折戸:CSR活動だと、その結果が企業に戻ってきます。今回は、活動の結果をアクアという一ブランドの共感獲得に繋げていきたいのです。
——今後、共成長マーケティングは他の車種でも実施する可能性はありますか。
折戸:共成長マーケティングはトヨタとして初の試みです。今後は他の車種でも必要な場合は実施する可能性もあると思っています。
——今までの車の売り方とは違う手法を導入したということは、時代の流れを感じてのことでしょうか。
折戸:去年の東日本大震災以降、社会貢献に対する若者たちの関心が盛り上がっています。こうした人々の意識や気持ちを重ね合わせて、車を知り、買って頂くだけでなく、日本全国でそれぞれの地域をより良い方向に地道に変えていく施策として、この方法を取りました。
■フロー型マーケティングから、ストック型マーケティングへ
——確かにアクアソーシャルフェスを通じて若年層に共感を持ってもらいやすいとは思いますが、最終的には車に乗せなくてはなりません。車離れが起きている若年層には、運転する喜びを教えなくては購入してもらえません。その辺りはどう考えていますか。
折戸:車に乗って、購入して頂くのは有難いことですが、このキャンペーンの狙いはそこではありません。キャンペーン中に川の掃除をする方々に対して、アクアを宣伝することもしません。
このキャンペーンによって、地域社会や環境などを含めた広い意味での「あしたの『いいね!』」をつくっていきたい。この活動に参加することがきっかけでアクアを知って頂き、よりよい未来をつくるブランドとして、アクアブランドに共感して頂ければ十分だと考えています。
——今回、車そのものをPRするよりも、車を使ってできる社会貢献活動をPRしています。モノではなくコトをPRしているのは、若者の消費感覚がモノからコトへ変わっていると実感しているからでしょうか。

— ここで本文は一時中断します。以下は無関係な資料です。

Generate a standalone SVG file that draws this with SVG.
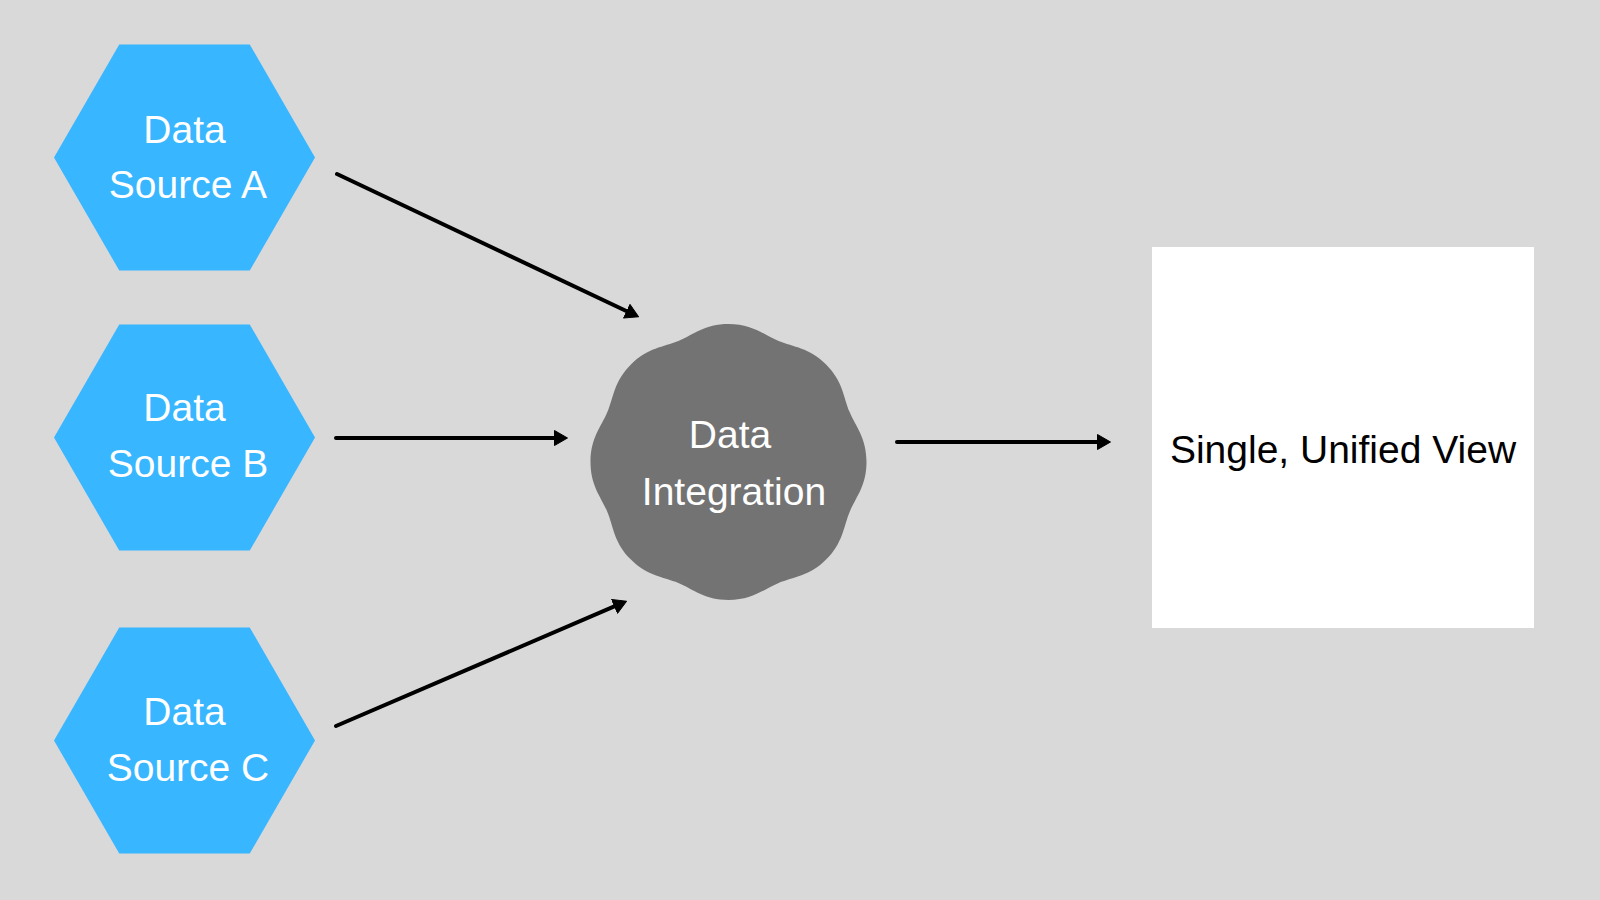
<svg xmlns="http://www.w3.org/2000/svg" width="1600" height="900" viewBox="0 0 1600 900">
  <style>
    .hex { fill: #38b6ff; }
    .lbl { font-family: "Liberation Sans", Arial, sans-serif; font-size: 39px; text-anchor: middle; }
    .w { fill: #ffffff; }
    .k { fill: #000000; }
    .conn { stroke: #000000; stroke-width: 4; stroke-linecap: round; fill: none; marker-end: url(#arrow); }
  </style>
  <defs>
    <marker id="arrow" viewBox="0 0 14 16" refX="4" refY="8" markerWidth="14" markerHeight="16" markerUnits="userSpaceOnUse" orient="auto">
      <path d="M0.5,0.5 L13.5,8 L0.5,15.5 Z" fill="#000000" stroke="#000000" stroke-width="1" stroke-linejoin="round"/>
    </marker>
  </defs>
  <rect x="0" y="0" width="1600" height="900" fill="#d9d9d9"/>

  <g id="source-a">
    <polygon class="hex" points="54,157.5 119.25,44.5 249.75,44.5 315,157.5 249.75,270.5 119.25,270.5"/>
    <text class="lbl w" x="184.5" y="142.5">Data</text>
    <text class="lbl w" x="188" y="198">Source A</text>
  </g>
  <g id="source-b">
    <polygon class="hex" points="54,437.5 119.25,324.5 249.75,324.5 315,437.5 249.75,550.5 119.25,550.5"/>
    <text class="lbl w" x="184.5" y="421">Data</text>
    <text class="lbl w" x="188" y="476.5">Source B</text>
  </g>
  <g id="source-c">
    <polygon class="hex" points="54,740.5 119.25,627.5 249.75,627.5 315,740.5 249.75,853.5 119.25,853.5"/>
    <text class="lbl w" x="184.5" y="725">Data</text>
    <text class="lbl w" x="188" y="780.5">Source C</text>
  </g>

  <g id="data-integration">
    <path transform="translate(728.5,462)" fill="#737373" d="M0,-138 C24,-138 35.35,-127.15 50.13,-121.03 C64.91,-114.91 80.61,-114.55 97.58,-97.58 C114.55,-80.61 114.91,-64.91 121.03,-50.13 C127.15,-35.35 138,-24 138,0 C138,24 127.15,35.35 121.03,50.13 C114.91,64.91 114.55,80.61 97.58,97.58 C80.61,114.55 64.91,114.91 50.13,121.03 C35.35,127.15 24,138 0,138 C-24,138 -35.35,127.15 -50.13,121.03 C-64.91,114.91 -80.61,114.55 -97.58,97.58 C-114.55,80.61 -114.91,64.91 -121.03,50.13 C-127.15,35.35 -138,24 -138,0 C-138,-24 -127.15,-35.35 -121.03,-50.13 C-114.91,-64.91 -114.55,-80.61 -97.58,-97.58 C-80.61,-114.55 -64.91,-114.91 -50.13,-121.03 C-35.35,-127.15 -24,-138 0,-138 Z"/>
    <text class="lbl w" x="730" y="447.5">Data</text>
    <text class="lbl w" x="734" y="504.5">Integration</text>
  </g>

  <g id="unified-view">
    <rect x="1152" y="247" width="382" height="381" fill="#ffffff"/>
    <text class="lbl k" x="1343" y="462.5">Single, Unified View</text>
  </g>

  <g id="connectors">
    <line class="conn" x1="337" y1="174" x2="629.96" y2="312.72"/>
    <line class="conn" x1="336" y1="438" x2="558" y2="438"/>
    <line class="conn" x1="336" y1="726" x2="617.8" y2="604.95"/>
    <line class="conn" x1="897" y1="442" x2="1101" y2="442"/>
  </g>
</svg>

折戸:一概には言えませんが、コトを重視する方々も増えてきているのではないかと個人的には感じています。このキャンペーンは、クルマに乗る方でも乗らない方でも、「ご自身がお住まいの地域を良くしたい」と思う全ての方々が対象です。そういう意味では、車と距離がある人でも、アクティビティに参加することで、アクアに共感してもらうきっかけになるのではと思います。
また、アクアは通常通りCMも流していますので、車そのものをPRしていないとは思っていません。アクアは「次の10年を見据えたコンパクトカー」を目指して開発されています。低燃費、低価格といった優れた商品力がありますので、アクア自体の魅力もしっかりあると思っています。
——このキャンペーンは前例がないので、何かの社会実験のように感じます。次の10年を見据えているそうですが、「三方良し」になる関係を築くことで、社会はどう変わっていくと思いますか。
折戸:世の中に良いものが残っていくと思います。従来では、CMなどは流して終わりのフロー型でしたが、このキャンペーンでは、活動を実施する度に全国に何かしら良いものが蓄積されていくストック型のマーケティングです。そうしてアクアと共に、世の中を良くしていきたいと思っています。
――このキャンペーンはどれくらいの期間、続けようと思っていますか。
折戸:まずはこの1年全国で活動していきますが、1年で我々が目指しているものを達成するのは難しいとも思っています。できれば中長期的に地道に続けていければいいなと考えています。